■ **GIVEN PROBLEM**:
Restate the listing that follows word for word, without its pictures.

▬▬▬

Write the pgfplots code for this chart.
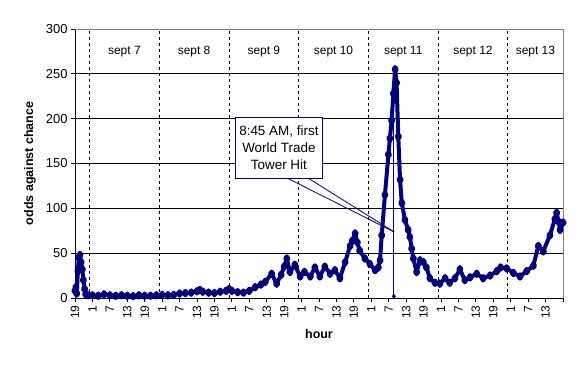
\documentclass[border=0pt]{standalone}
\usepackage{fontspec}
\setmainfont{Liberation Sans}
\usepackage{pgfplots}
\pgfplotsset{compat=1.18}
\definecolor{navy}{HTML}{000080}
\begin{document}
\begin{tikzpicture}
\useasboundingbox (-75bp,-68bp) rectangle (505bp,298bp);
\begin{axis}[
  scale only axis,
  width=488bp, height=269bp,
  at={(0,0)}, anchor=south west,
  xmin=0, xmax=168, ymin=0, ymax=300,
  axis x line=bottom, axis y line=left,
  axis line style={-, black, line width=0.8bp},
  tick align=outside,
  major tick length=4bp,
  tick style={black, line width=0.8bp},
  ytick={0,50,...,300},
  xtick={0,6,...,168},
  xticklabels={19,1,7,13,19,1,7,13,19,1,7,13,19,1,7,13,19,1,7,13,19,1,7,13,19,1,7,13,{}},
  ymajorgrids,
  major grid style={black, line width=0.8bp},
  extra x ticks={5,29,53,77,101,125,149},
  extra x tick labels={},
  extra x tick style={grid=major, major tick length=0pt, major grid style={black, dash pattern=on 3bp off 3bp, line width=0.8bp}},
  /pgf/number format/assume math mode=true,
  yticklabel style={font=\fontsize{13}{15}\selectfont},
  xticklabel style={rotate=90, anchor=east, font=\fontsize{12}{14}\selectfont},
  xlabel={\textbf{hour}},
  ylabel={\textbf{odds against chance}},
  label style={font=\fontsize{12.5}{14}\selectfont},
  xlabel style={at={(axis description cs:0.5,-0.1338)}, anchor=center},
  ylabel style={at={(axis description cs:-0.0922,0.5)}, anchor=center},
  clip=false,
]
\addplot[navy, line width=4bp, line join=round, mark=diamond*, mark size=2.2bp, mark options={solid}] coordinates {
(0,8) (0.3,12) (0.6,5) (1.0,30) (1.3,45) (1.7,48) (2.1,40) (2.5,32) (2.9,20) (3.3,10) (3.7,4)
(4.5,3) (6,3) (8,2.5) (10,4) (12,3) (14,2.5) (16,3) (18,2.5) (20,2) (22,3) (24,2.5) (26,2.5) (28,3)
(30,3.5) (32,3) (34,3.5) (36,5) (38,5.5) (40,6) (42,7.5) (43,9) (44,7) (46,6) (48,5.5) (50,7) (52,8)
(53,10) (54,8) (56,6.5) (58,6) (60,8) (62,12) (64,15) (65.5,18) (67.7,27) (69.4,16) (71,26) (72,35)
(72.9,44) (74,29) (75.7,37) (77.5,24) (79,29) (81,24) (82.6,34) (84.3,24) (86,35) (87.8,27) (89.5,31)
(91.2,22) (93,40) (94.7,58) (95.5,64) (96.4,72) (97.2,62) (98,53) (99.8,44) (101.5,38) (103.3,31)
(104.4,34) (105,42) (105.6,70) (106.7,115) (107.9,160) (108.4,178) (109,198) (109.6,228) (110.2,255)
(110.7,240) (111.3,180) (111.9,132) (112.5,106) (113.6,87) (114.7,76) (115.3,68) (115.9,55) (116.5,44)
(117.6,29) (118.8,42) (119.9,40) (121,34) (122.2,22) (123.9,17) (125.6,16) (127.4,22) (129,17)
(130.8,22) (132.5,32) (134.2,20) (136,23) (138.3,27) (140.5,22) (142.9,25) (145.2,30) (146.5,34)
(148.6,33) (150.9,28) (153.2,24) (155.5,30) (157.8,36) (159.5,58) (161.2,52) (163.5,70) (165.2,88)
(165.8,95) (166.5,85) (167,76) (168,84)
};
\addplot[navy, line width=0.8bp, mark=diamond*, mark size=2bp, mark indices={1}] coordinates {(109.75,2) (109.75,235)};
% borders
\draw[gray, line width=0.8bp] (axis cs:0,300) -- (axis cs:168,300) -- (axis cs:168,0);
% day labels
\node[font=\fontsize{12}{14}\selectfont] at (axis cs:17,275) {sept 7};
\node[font=\fontsize{12}{14}\selectfont] at (axis cs:41,275) {sept 8};
\node[font=\fontsize{12}{14}\selectfont] at (axis cs:65,275) {sept 9};
\node[font=\fontsize{12}{14}\selectfont] at (axis cs:89,275) {sept 10};
\node[font=\fontsize{12}{14}\selectfont] at (axis cs:113,275) {sept 11};
\node[font=\fontsize{12}{14}\selectfont] at (axis cs:137,275) {sept 12};
\node[font=\fontsize{12}{14}\selectfont] at (axis cs:158.5,275) {sept 13};
% callout
\draw[navy, line width=0.8bp] (axis cs:73.0,133.8) -- (axis cs:109.9,73.6);
\draw[navy, line width=0.8bp] (axis cs:80.2,133.8) -- (axis cs:109.9,73.6);
\node[draw=navy, line width=0.8bp, fill=white, minimum width=87.7bp, minimum height=61bp, inner sep=1bp, align=center, font=\fontsize{13.5}{17}\selectfont] at (axis cs:70.2,167.5) {8:45 AM, first\\World Trade\\Tower Hit};
\end{axis}
\end{tikzpicture}
\end{document}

▬▬▬

■ **WRITTEN SOLUTION**:
Write the pgfplots code for this chart.
\documentclass[border=0pt]{standalone}
\usepackage{fontspec}
\setmainfont{Liberation Sans}
\usepackage{pgfplots}
\pgfplotsset{compat=1.18}
\definecolor{navy}{HTML}{000080}
\begin{document}
\begin{tikzpicture}
\useasboundingbox (-75bp,-68bp) rectangle (505bp,298bp);
\begin{axis}[
  scale only axis,
  width=488bp, height=269bp,
  at={(0,0)}, anchor=south west,
  xmin=0, xmax=168, ymin=0, ymax=300,
  axis x line=bottom, axis y line=left,
  axis line style={-, black, line width=0.8bp},
  tick align=outside,
  major tick length=4bp,
  tick style={black, line width=0.8bp},
  ytick={0,50,...,300},
  xtick={0,6,...,168},
  xticklabels={19,1,7,13,19,1,7,13,19,1,7,13,19,1,7,13,19,1,7,13,19,1,7,13,19,1,7,13,{}},
  ymajorgrids,
  major grid style={black, line width=0.8bp},
  extra x ticks={5,29,53,77,101,125,149},
  extra x tick labels={},
  extra x tick style={grid=major, major tick length=0pt, major grid style={black, dash pattern=on 3bp off 3bp, line width=0.8bp}},
  /pgf/number format/assume math mode=true,
  yticklabel style={font=\fontsize{13}{15}\selectfont},
  xticklabel style={rotate=90, anchor=east, font=\fontsize{12}{14}\selectfont},
  xlabel={\textbf{hour}},
  ylabel={\textbf{odds against chance}},
  label style={font=\fontsize{12.5}{14}\selectfont},
  xlabel style={at={(axis description cs:0.5,-0.1338)}, anchor=center},
  ylabel style={at={(axis description cs:-0.0922,0.5)}, anchor=center},
  clip=false,
]
\addplot[navy, line width=4bp, line join=round, mark=diamond*, mark size=2.2bp, mark options={solid}] coordinates {
(0,8) (0.3,12) (0.6,5) (1.0,30) (1.3,45) (1.7,48) (2.1,40) (2.5,32) (2.9,20) (3.3,10) (3.7,4)
(4.5,3) (6,3) (8,2.5) (10,4) (12,3) (14,2.5) (16,3) (18,2.5) (20,2) (22,3) (24,2.5) (26,2.5) (28,3)
(30,3.5) (32,3) (34,3.5) (36,5) (38,5.5) (40,6) (42,7.5) (43,9) (44,7) (46,6) (48,5.5) (50,7) (52,8)
(53,10) (54,8) (56,6.5) (58,6) (60,8) (62,12) (64,15) (65.5,18) (67.7,27) (69.4,16) (71,26) (72,35)
(72.9,44) (74,29) (75.7,37) (77.5,24) (79,29) (81,24) (82.6,34) (84.3,24) (86,35) (87.8,27) (89.5,31)
(91.2,22) (93,40) (94.7,58) (95.5,64) (96.4,72) (97.2,62) (98,53) (99.8,44) (101.5,38) (103.3,31)
(104.4,34) (105,42) (105.6,70) (106.7,115) (107.9,160) (108.4,178) (109,198) (109.6,228) (110.2,255)
(110.7,240) (111.3,180) (111.9,132) (112.5,106) (113.6,87) (114.7,76) (115.3,68) (115.9,55) (116.5,44)
(117.6,29) (118.8,42) (119.9,40) (121,34) (122.2,22) (123.9,17) (125.6,16) (127.4,22) (129,17)
(130.8,22) (132.5,32) (134.2,20) (136,23) (138.3,27) (140.5,22) (142.9,25) (145.2,30) (146.5,34)
(148.6,33) (150.9,28) (153.2,24) (155.5,30) (157.8,36) (159.5,58) (161.2,52) (163.5,70) (165.2,88)
(165.8,95) (166.5,85) (167,76) (168,84)
};
\addplot[navy, line width=0.8bp, mark=diamond*, mark size=2bp, mark indices={1}] coordinates {(109.75,2) (109.75,235)};
% borders
\draw[gray, line width=0.8bp] (axis cs:0,300) -- (axis cs:168,300) -- (axis cs:168,0);
% day labels
\node[font=\fontsize{12}{14}\selectfont] at (axis cs:17,275) {sept 7};
\node[font=\fontsize{12}{14}\selectfont] at (axis cs:41,275) {sept 8};
\node[font=\fontsize{12}{14}\selectfont] at (axis cs:65,275) {sept 9};
\node[font=\fontsize{12}{14}\selectfont] at (axis cs:89,275) {sept 10};
\node[font=\fontsize{12}{14}\selectfont] at (axis cs:113,275) {sept 11};
\node[font=\fontsize{12}{14}\selectfont] at (axis cs:137,275) {sept 12};
\node[font=\fontsize{12}{14}\selectfont] at (axis cs:158.5,275) {sept 13};
% callout
\draw[navy, line width=0.8bp] (axis cs:73.0,133.8) -- (axis cs:109.9,73.6);
\draw[navy, line width=0.8bp] (axis cs:80.2,133.8) -- (axis cs:109.9,73.6);
\node[draw=navy, line width=0.8bp, fill=white, minimum width=87.7bp, minimum height=61bp, inner sep=1bp, align=center, font=\fontsize{13.5}{17}\selectfont] at (axis cs:70.2,167.5) {8:45 AM, first\\World Trade\\Tower Hit};
\end{axis}
\end{tikzpicture}
\end{document}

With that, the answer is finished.